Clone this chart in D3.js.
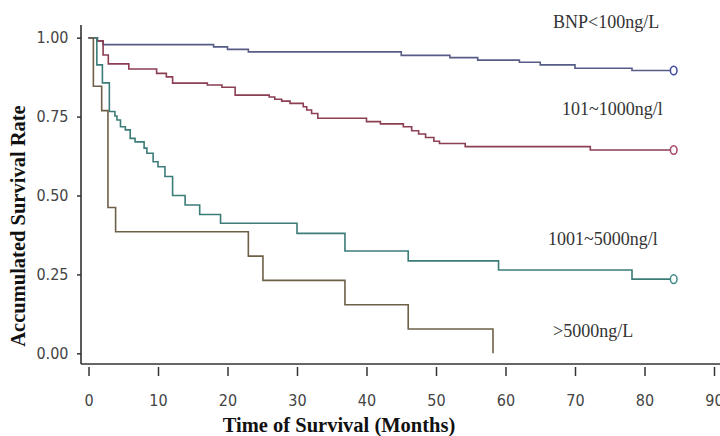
<!DOCTYPE html>
<html>
<head>
<meta charset="utf-8">
<script src="https://cdn.jsdelivr.net/npm/d3@7"></script>
<style>
  html, body { margin: 0; padding: 0; background: #fff; }
  svg { display: block; }
  .tick text { font-family: "DejaVu Sans Condensed", "DejaVu Sans", sans-serif; font-size: 16px; fill: #444; }
  .tick line { stroke: #333; stroke-width: 1.5; }
  .axis-title { font-family: "Liberation Serif", "Times New Roman", serif; font-weight: bold; font-size: 20.5px; fill: #111; }
  .group-label { font-family: "Liberation Serif", "Times New Roman", serif; font-size: 18px; fill: #333; }
</style>
</head>
<body>
<div id="chart"></div>
<script>
// Kaplan-Meier steps (months, survival rate)
const blueTimes = [0, 1.3, 2.1, 18, 20, 23, 45, 52, 56, 62, 65, 70, 78.2];
const blueSurv  = [1.00, 0.99, 0.978, 0.971, 0.963, 0.955, 0.944, 0.937, 0.929, 0.922, 0.914, 0.903, 0.896];

const redTimes = [0, 1.2, 2.1, 2.85, 5.8, 9.8, 11.2, 12.1, 17.1, 19.2, 21.1, 26, 26.8, 27.8, 29, 30.9,
                  31.4, 32.1, 33, 40, 42, 45.3, 46.5, 47.5, 48.5, 49.7, 50.5, 54.2, 72.2];
const redSurv  = [1.00, 0.99, 0.945, 0.917, 0.901, 0.887, 0.876, 0.856, 0.85, 0.843, 0.818, 0.812, 0.805,
                  0.799, 0.792, 0.781, 0.771, 0.76, 0.745, 0.734, 0.727, 0.718, 0.705, 0.695, 0.684,
                  0.672, 0.665, 0.655, 0.644];

const tealTimes = [0, 1.2, 2.0, 3.0, 3.8, 4.1, 4.6, 5.3, 6.0, 6.7, 8.0, 8.4, 9.3, 10.0, 11.0, 12.1,
                   13.9, 16, 19, 30, 36.9, 46, 59, 78.2];
const tealSurv  = [1.00, 0.914, 0.857, 0.766, 0.752, 0.739, 0.718, 0.708, 0.681, 0.670, 0.650, 0.634,
                   0.607, 0.591, 0.560, 0.50, 0.470, 0.440, 0.412, 0.380, 0.324, 0.293, 0.264, 0.235];

const brownTimes = [0, 0.7, 1.9, 2.8, 3.9, 23, 25.1, 36.9, 46, 58.2];
const brownSurv  = [1.00, 0.846, 0.769, 0.462, 0.385, 0.308, 0.231, 0.154, 0.077, 0.0];

const groupNames = ['BNP<100ng/L', '101~1000ng/l', '1001~5000ng/l', '>5000ng/L'];
const followUpEnd = 83.7;   // last follow-up, censored
const censorAt = 84.2;

const xTicks = [0, 10, 20, 30, 40, 50, 60, 70, 80, 90];
const yTicks = [0, 0.25, 0.5, 0.75, 1];

const width = 720, height = 436;

const svg = d3.select('#chart').append('svg')
  .attr('width', width)
  .attr('height', height);

const x = d3.scaleLinear().domain([0, 90]).range([88.5, 714]);
const y = d3.scaleLinear().domain([0, 1]).range([353.3, 37.7]);

// axis frame (L shape)
svg.append('line')
  .attr('x1', 81).attr('x2', 720).attr('y1', 364).attr('y2', 364)
  .attr('stroke', '#333').attr('stroke-width', 1.6);
svg.append('line')
  .attr('x1', 81).attr('x2', 81).attr('y1', 25).attr('y2', 364)
  .attr('stroke', '#333').attr('stroke-width', 1.6);

const xAxis = svg.append('g')
  .attr('transform', 'translate(0,367)')
  .call(d3.axisBottom(x).tickValues(xTicks).tickFormat(d3.format('d'))
    .tickSize(9).tickPadding(19).tickSizeOuter(0));
xAxis.select('.domain').remove();

const yAxis = svg.append('g')
  .attr('transform', 'translate(81,0)')
  .call(d3.axisLeft(y).tickValues(yTicks).tickFormat(d3.format('.2f'))
    .tickSize(4).tickPadding(8.5).tickSizeOuter(0));
yAxis.select('.domain').remove();

// axis titles
svg.append('text')
  .attr('class', 'axis-title')
  .attr('x', 339).attr('y', 432)
  .attr('text-anchor', 'middle')
  .text('Time of Survival (Months)');

svg.append('text')
  .attr('class', 'axis-title')
  .attr('transform', 'translate(25,226) rotate(-90)')
  .attr('text-anchor', 'middle')
  .text('Accumulated Survival Rate');

// curves
const groups = [
  { times: blueTimes,  surv: blueSurv,  color: '#565c86', marker: '#3f4ca0', censored: true },
  { times: redTimes,   surv: redSurv,   color: '#8c3e52', marker: '#a8466a', censored: true },
  { times: tealTimes,  surv: tealSurv,  color: '#3b7c78', marker: '#3f8a86', censored: true },
  { times: brownTimes, surv: brownSurv, color: '#6e6048', marker: null,      censored: false }
];

const line = d3.line()
  .x(d => x(d[0]))
  .y(d => y(d[1]))
  .curve(d3.curveStepAfter);

groups.forEach(g => {
  const pts = g.times.map((t, i) => [t, g.surv[i]]);
  if (g.censored) pts.push([followUpEnd, g.surv[g.surv.length - 1]]);

  svg.append('path')
    .datum(pts)
    .attr('d', line)
    .attr('fill', 'none')
    .attr('stroke', g.color)
    .attr('stroke-width', 1.6);

  if (g.censored) {
    svg.append('ellipse')
      .attr('cx', x(censorAt))
      .attr('cy', y(g.surv[g.surv.length - 1]))
      .attr('rx', 3.3).attr('ry', 4.3)
      .attr('fill', 'none')
      .attr('stroke', g.marker)
      .attr('stroke-width', 1.5);
  }
});

// group labels
const labelPos = [[553, 27.5], [562, 115], [548, 245], [553, 336.5]];
svg.selectAll('.group-label')
  .data(groupNames)
  .join('text')
    .attr('class', 'group-label')
    .attr('x', (d, i) => labelPos[i][0])
    .attr('y', (d, i) => labelPos[i][1])
    .text(d => d);
</script>
</body>
</html>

§ §

### Requirements
Copy all the lines of data exactly as they appear, dropping any images.

### The output
Clone this chart in D3.js.
<!DOCTYPE html>
<html>
<head>
<meta charset="utf-8">
<script src="https://cdn.jsdelivr.net/npm/d3@7"></script>
<style>
  html, body { margin: 0; padding: 0; background: #fff; }
  svg { display: block; }
  .tick text { font-family: "DejaVu Sans Condensed", "DejaVu Sans", sans-serif; font-size: 16px; fill: #444; }
  .tick line { stroke: #333; stroke-width: 1.5; }
  .axis-title { font-family: "Liberation Serif", "Times New Roman", serif; font-weight: bold; font-size: 20.5px; fill: #111; }
  .group-label { font-family: "Liberation Serif", "Times New Roman", serif; font-size: 18px; fill: #333; }
</style>
</head>
<body>
<div id="chart"></div>
<script>
// Kaplan-Meier steps (months, survival rate)
const blueTimes = [0, 1.3, 2.1, 18, 20, 23, 45, 52, 56, 62, 65, 70, 78.2];
const blueSurv  = [1.00, 0.99, 0.978, 0.971, 0.963, 0.955, 0.944, 0.937, 0.929, 0.922, 0.914, 0.903, 0.896];

const redTimes = [0, 1.2, 2.1, 2.85, 5.8, 9.8, 11.2, 12.1, 17.1, 19.2, 21.1, 26, 26.8, 27.8, 29, 30.9,
                  31.4, 32.1, 33, 40, 42, 45.3, 46.5, 47.5, 48.5, 49.7, 50.5, 54.2, 72.2];
const redSurv  = [1.00, 0.99, 0.945, 0.917, 0.901, 0.887, 0.876, 0.856, 0.85, 0.843, 0.818, 0.812, 0.805,
                  0.799, 0.792, 0.781, 0.771, 0.76, 0.745, 0.734, 0.727, 0.718, 0.705, 0.695, 0.684,
                  0.672, 0.665, 0.655, 0.644];

const tealTimes = [0, 1.2, 2.0, 3.0, 3.8, 4.1, 4.6, 5.3, 6.0, 6.7, 8.0, 8.4, 9.3, 10.0, 11.0, 12.1,
                   13.9, 16, 19, 30, 36.9, 46, 59, 78.2];
const tealSurv  = [1.00, 0.914, 0.857, 0.766, 0.752, 0.739, 0.718, 0.708, 0.681, 0.670, 0.650, 0.634,
                   0.607, 0.591, 0.560, 0.50, 0.470, 0.440, 0.412, 0.380, 0.324, 0.293, 0.264, 0.235];

const brownTimes = [0, 0.7, 1.9, 2.8, 3.9, 23, 25.1, 36.9, 46, 58.2];
const brownSurv  = [1.00, 0.846, 0.769, 0.462, 0.385, 0.308, 0.231, 0.154, 0.077, 0.0];

const groupNames = ['BNP<100ng/L', '101~1000ng/l', '1001~5000ng/l', '>5000ng/L'];
const followUpEnd = 83.7;   // last follow-up, censored
const censorAt = 84.2;

const xTicks = [0, 10, 20, 30, 40, 50, 60, 70, 80, 90];
const yTicks = [0, 0.25, 0.5, 0.75, 1];

const width = 720, height = 436;

const svg = d3.select('#chart').append('svg')
  .attr('width', width)
  .attr('height', height);

const x = d3.scaleLinear().domain([0, 90]).range([88.5, 714]);
const y = d3.scaleLinear().domain([0, 1]).range([353.3, 37.7]);

// axis frame (L shape)
svg.append('line')
  .attr('x1', 81).attr('x2', 720).attr('y1', 364).attr('y2', 364)
  .attr('stroke', '#333').attr('stroke-width', 1.6);
svg.append('line')
  .attr('x1', 81).attr('x2', 81).attr('y1', 25).attr('y2', 364)
  .attr('stroke', '#333').attr('stroke-width', 1.6);

const xAxis = svg.append('g')
  .attr('transform', 'translate(0,367)')
  .call(d3.axisBottom(x).tickValues(xTicks).tickFormat(d3.format('d'))
    .tickSize(9).tickPadding(19).tickSizeOuter(0));
xAxis.select('.domain').remove();

const yAxis = svg.append('g')
  .attr('transform', 'translate(81,0)')
  .call(d3.axisLeft(y).tickValues(yTicks).tickFormat(d3.format('.2f'))
    .tickSize(4).tickPadding(8.5).tickSizeOuter(0));
yAxis.select('.domain').remove();

// axis titles
svg.append('text')
  .attr('class', 'axis-title')
  .attr('x', 339).attr('y', 432)
  .attr('text-anchor', 'middle')
  .text('Time of Survival (Months)');

svg.append('text')
  .attr('class', 'axis-title')
  .attr('transform', 'translate(25,226) rotate(-90)')
  .attr('text-anchor', 'middle')
  .text('Accumulated Survival Rate');

// curves
const groups = [
  { times: blueTimes,  surv: blueSurv,  color: '#565c86', marker: '#3f4ca0', censored: true },
  { times: redTimes,   surv: redSurv,   color: '#8c3e52', marker: '#a8466a', censored: true },
  { times: tealTimes,  surv: tealSurv,  color: '#3b7c78', marker: '#3f8a86', censored: true },
  { times: brownTimes, surv: brownSurv, color: '#6e6048', marker: null,      censored: false }
];

const line = d3.line()
  .x(d => x(d[0]))
  .y(d => y(d[1]))
  .curve(d3.curveStepAfter);

groups.forEach(g => {
  const pts = g.times.map((t, i) => [t, g.surv[i]]);
  if (g.censored) pts.push([followUpEnd, g.surv[g.surv.length - 1]]);

  svg.append('path')
    .datum(pts)
    .attr('d', line)
    .attr('fill', 'none')
    .attr('stroke', g.color)
    .attr('stroke-width', 1.6);

  if (g.censored) {
    svg.append('ellipse')
      .attr('cx', x(censorAt))
      .attr('cy', y(g.surv[g.surv.length - 1]))
      .attr('rx', 3.3).attr('ry', 4.3)
      .attr('fill', 'none')
      .attr('stroke', g.marker)
      .attr('stroke-width', 1.5);
  }
});

// group labels
const labelPos = [[553, 27.5], [562, 115], [548, 245], [553, 336.5]];
svg.selectAll('.group-label')
  .data(groupNames)
  .join('text')
    .attr('class', 'group-label')
    .attr('x', (d, i) => labelPos[i][0])
    .attr('y', (d, i) => labelPos[i][1])
    .text(d => d);
</script>
</body>
</html>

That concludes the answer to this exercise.